Thursday, October 25, 2007

NEW YORK TIMES: RUDY ISN'T REALLY SCARY, WHICH IS GOOD, EXCEPT TO THE EXTENT THAT HE IS, WHICH COULD ALSO BE GOOD

The extreme views of Rudy Giuliani and his foreign policy team are getting bad press, so an article in today's New York Times raises the issue ... only to assert in its lead paragraphs that Rudy isn't, y'know, nuts, and if he is up to a point, well, hey, is that really so terrible?

First, the raising of the issue:

Rudolph W. Giuliani's approach to foreign policy shares with other Republican presidential candidates an aggressive posture toward terrorism, a commitment to strengthening the military and disdain for the United Nations.

But in developing his views, Mr. Giuliani is consulting with, among others, a particularly hawkish group of advisers and neoconservative thinkers.

Their positions have been criticized by Democrats as irresponsible ...


And now the downplaying of it (emphasis mine):

...and applauded by some conservatives as appropriately tough, while raising questions about how closely aligned Mr. Giuliani's thinking is with theirs.

Mr. Giuliani’s team includes Norman Podhoretz, a prominent neoconservative who advocates bombing Iran "as soon as it is logistically possible"; Daniel Pipes, the director of the Middle East Forum, who has called for profiling Muslims at airports and scrutinizing American Muslims in law enforcement, the military and the diplomatic corps; and Michael Rubin, a scholar at the American Enterprise Institute who has written in favor of revoking the United States’ ban on assassination.

The campaign says that the foreign policy team, which also includes scholars and experts with different policy approaches, is meant to give Mr. Giuliani a variety of perspectives.

Based on his public statements, Mr. Giuliani does not share all of their views and parts company with traditional neoconservative thinking in some respects. But their presence has reassured some conservatives who have expressed doubts about Mr. Giuliani's positions on issues like abortion and gun control, and underscored his efforts to cast himself as a tough-minded potential commander in chief....


So relax! He's just that lovable guy in a dress! He's not scary at all! Or he is scary, but in a tough way!

The Times says Giuliani "parts company with traditional neoconservative thinking" -- in what ways exactly? Well, here's what we're told:

... Mr. Giuliani has distanced himself somewhat from what was once a central neoconservative tenet, the belief that the United States could spread democracy through the Middle East.

But here's Daniel Pipes on Middle East democracy:

When the president first announced the goal of increasing political participation in the Middle East, I applauded, even as I warned against the overly-abrupt replacement of tyranny with democracy, urging that the process be done slowly and cautiously. Noting that the actual implementation empowered Islamists, I assigned it a failing grade.

And in Iraq, Pipes reminds us that he

urged that elections be delayed and that authority be turned over to a democratically-minded Iraqi strongman.

So where's the disagreement?

And here's the huge gap between Giuliani and Norman Podhoretz on Iran, according to the Times:

Asked in a recent interview if he agreed with Mr.

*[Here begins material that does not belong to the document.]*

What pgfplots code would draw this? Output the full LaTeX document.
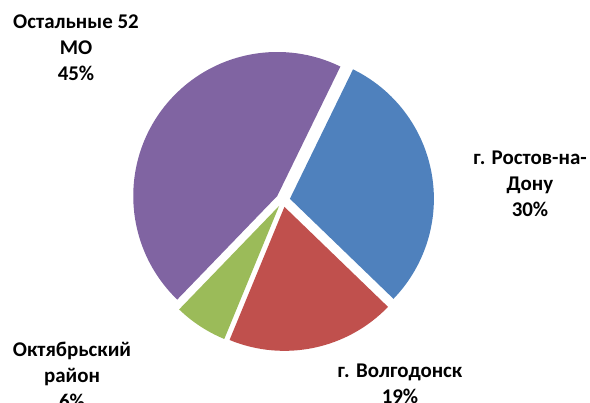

Podhoretz that the time to bomb Iran has already come, Mr. Giuliani said: "From the information I do have available, which is all public source material, I would say that that is not correct, we are not at that stage at this point. Can we get to that stage? Yes. And is that stage closer than some of the Democrats believe? I believe it is."

One thinks we should bomb immediately ... and the other thinks we might need to bomb very, very soon! Wow, what a pitched battle! It's a wonder that Giuliani and the Pod are even on speaking terms!

You can get the information you need from the Times story, but the attempt at "balance" serves the Giuliani campaign more than it does the truth.

*****

Speaking of Podhoretz, you have to get to the last two paragraphs of the Podhoretz profile in this week's New York Observer for the real eyebrow-raisser:

...like Mr. Giuliani, Mr. Podhoretz thinks that the creation of an independent Palestinian state would now only create another terrorist state.

Instead, America should be working to overthrow governments in Saudi Arabia, Syria and Egypt and "every one of the despotic regimes in that region, by force if necessary and by nonmilitary means if possible," he said. "They are fronts of the war. You can't do everything at once. And to have toppled two of those regimes in five years or six years is I think a major achievement. And maybe George Bush won’t be able to carry it further, but I think he will. It may have just been given to him to start act one of the five-act play."


So does Rudy agree with this or doesn't he? (Elsewhere in the profile, the Pod says he doesn't see much daylight at all between Rudy's views and his own.)